Task to complete → Omit all images, then return the remaining material exactly as it stands.

Working data →
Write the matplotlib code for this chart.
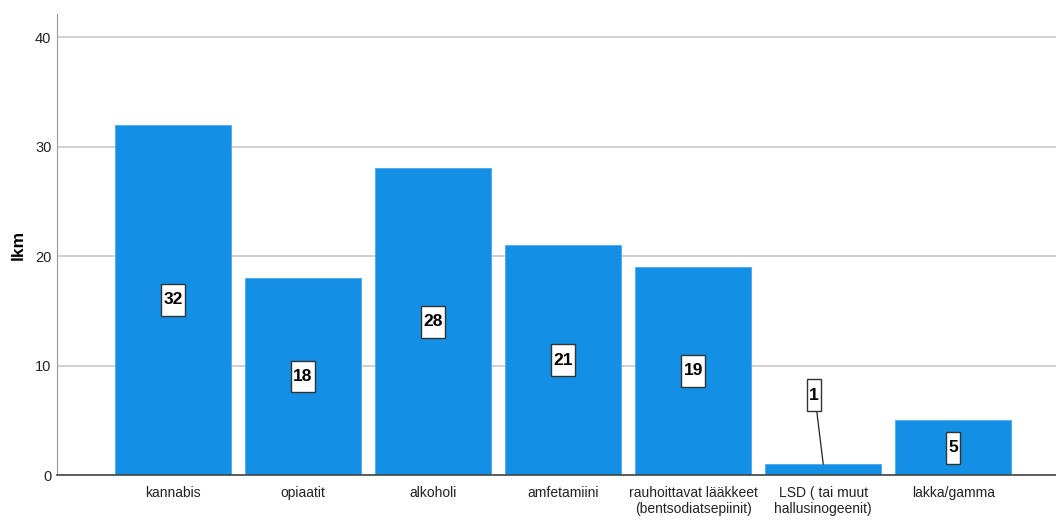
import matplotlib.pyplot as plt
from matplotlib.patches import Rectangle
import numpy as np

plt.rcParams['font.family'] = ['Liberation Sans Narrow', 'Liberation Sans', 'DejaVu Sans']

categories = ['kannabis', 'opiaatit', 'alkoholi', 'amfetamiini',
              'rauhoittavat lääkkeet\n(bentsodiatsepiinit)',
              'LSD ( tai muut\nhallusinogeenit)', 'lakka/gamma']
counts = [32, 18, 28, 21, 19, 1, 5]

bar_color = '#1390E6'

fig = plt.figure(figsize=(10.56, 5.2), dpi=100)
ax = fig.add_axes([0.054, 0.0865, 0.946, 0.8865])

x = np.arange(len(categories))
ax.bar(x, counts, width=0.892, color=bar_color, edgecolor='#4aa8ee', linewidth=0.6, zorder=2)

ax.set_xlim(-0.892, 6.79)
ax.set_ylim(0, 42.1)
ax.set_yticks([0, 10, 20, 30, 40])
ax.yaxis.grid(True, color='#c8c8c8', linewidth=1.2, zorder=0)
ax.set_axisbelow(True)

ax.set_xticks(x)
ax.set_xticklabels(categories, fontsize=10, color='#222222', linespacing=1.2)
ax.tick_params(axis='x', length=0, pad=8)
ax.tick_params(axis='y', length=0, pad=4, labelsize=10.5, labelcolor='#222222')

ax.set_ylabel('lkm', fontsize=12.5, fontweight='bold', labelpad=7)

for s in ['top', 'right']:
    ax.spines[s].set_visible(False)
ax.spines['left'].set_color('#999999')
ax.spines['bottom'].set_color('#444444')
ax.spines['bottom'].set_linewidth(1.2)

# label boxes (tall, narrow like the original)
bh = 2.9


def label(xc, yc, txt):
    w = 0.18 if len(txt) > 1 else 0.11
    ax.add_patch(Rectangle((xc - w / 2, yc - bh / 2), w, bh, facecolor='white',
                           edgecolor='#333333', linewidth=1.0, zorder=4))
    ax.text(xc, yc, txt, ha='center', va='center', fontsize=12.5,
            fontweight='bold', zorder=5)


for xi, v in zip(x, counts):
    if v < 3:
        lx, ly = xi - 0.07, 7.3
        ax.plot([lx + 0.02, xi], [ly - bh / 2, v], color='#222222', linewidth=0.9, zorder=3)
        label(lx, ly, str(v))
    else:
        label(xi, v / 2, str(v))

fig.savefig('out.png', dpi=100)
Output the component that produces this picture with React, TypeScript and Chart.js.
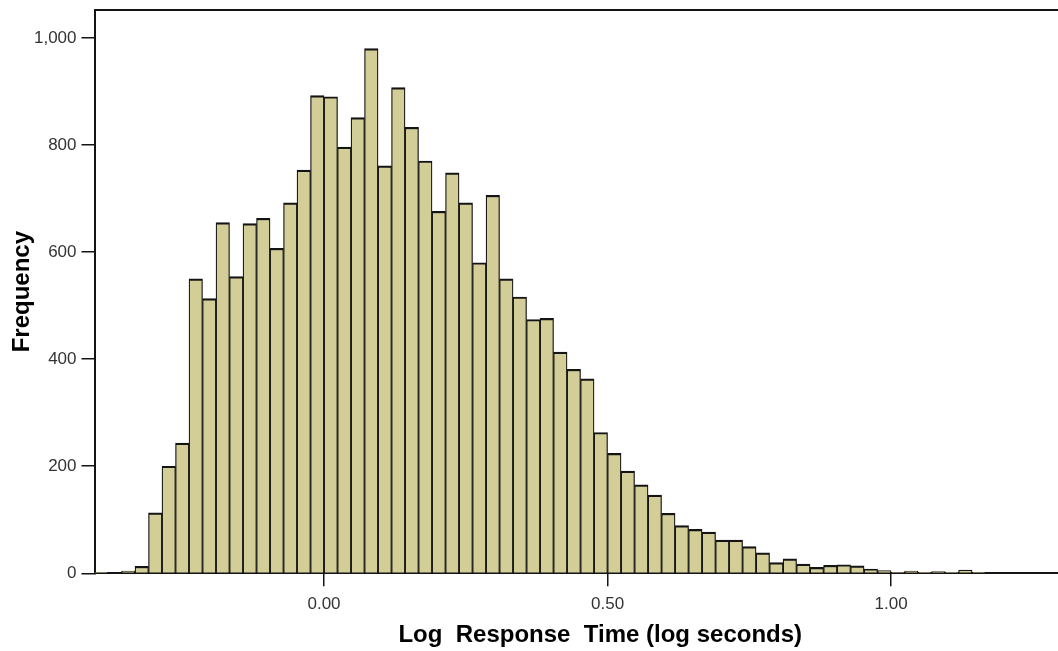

Task result →
Write the matplotlib code for this chart.
import matplotlib.pyplot as plt
from matplotlib.patches import Rectangle
import numpy as np

plt.rcParams['font.family'] = ['Liberation Sans Narrow', 'Liberation Sans', 'DejaVu Sans']

categories = ['kannabis', 'opiaatit', 'alkoholi', 'amfetamiini',
              'rauhoittavat lääkkeet\n(bentsodiatsepiinit)',
              'LSD ( tai muut\nhallusinogeenit)', 'lakka/gamma']
counts = [32, 18, 28, 21, 19, 1, 5]

bar_color = '#1390E6'

fig = plt.figure(figsize=(10.56, 5.2), dpi=100)
ax = fig.add_axes([0.054, 0.0865, 0.946, 0.8865])

x = np.arange(len(categories))
ax.bar(x, counts, width=0.892, color=bar_color, edgecolor='#4aa8ee', linewidth=0.6, zorder=2)

ax.set_xlim(-0.892, 6.79)
ax.set_ylim(0, 42.1)
ax.set_yticks([0, 10, 20, 30, 40])
ax.yaxis.grid(True, color='#c8c8c8', linewidth=1.2, zorder=0)
ax.set_axisbelow(True)

ax.set_xticks(x)
ax.set_xticklabels(categories, fontsize=10, color='#222222', linespacing=1.2)
ax.tick_params(axis='x', length=0, pad=8)
ax.tick_params(axis='y', length=0, pad=4, labelsize=10.5, labelcolor='#222222')

ax.set_ylabel('lkm', fontsize=12.5, fontweight='bold', labelpad=7)

for s in ['top', 'right']:
    ax.spines[s].set_visible(False)
ax.spines['left'].set_color('#999999')
ax.spines['bottom'].set_color('#444444')
ax.spines['bottom'].set_linewidth(1.2)

# label boxes (tall, narrow like the original)
bh = 2.9


def label(xc, yc, txt):
    w = 0.18 if len(txt) > 1 else 0.11
    ax.add_patch(Rectangle((xc - w / 2, yc - bh / 2), w, bh, facecolor='white',
                           edgecolor='#333333', linewidth=1.0, zorder=4))
    ax.text(xc, yc, txt, ha='center', va='center', fontsize=12.5,
            fontweight='bold', zorder=5)


for xi, v in zip(x, counts):
    if v < 3:
        lx, ly = xi - 0.07, 7.3
        ax.plot([lx + 0.02, xi], [ly - bh / 2, v], color='#222222', linewidth=0.9, zorder=3)
        label(lx, ly, str(v))
    else:
        label(xi, v / 2, str(v))

fig.savefig('out.png', dpi=100)
Output the component that produces this picture with React, TypeScript and Chart.js.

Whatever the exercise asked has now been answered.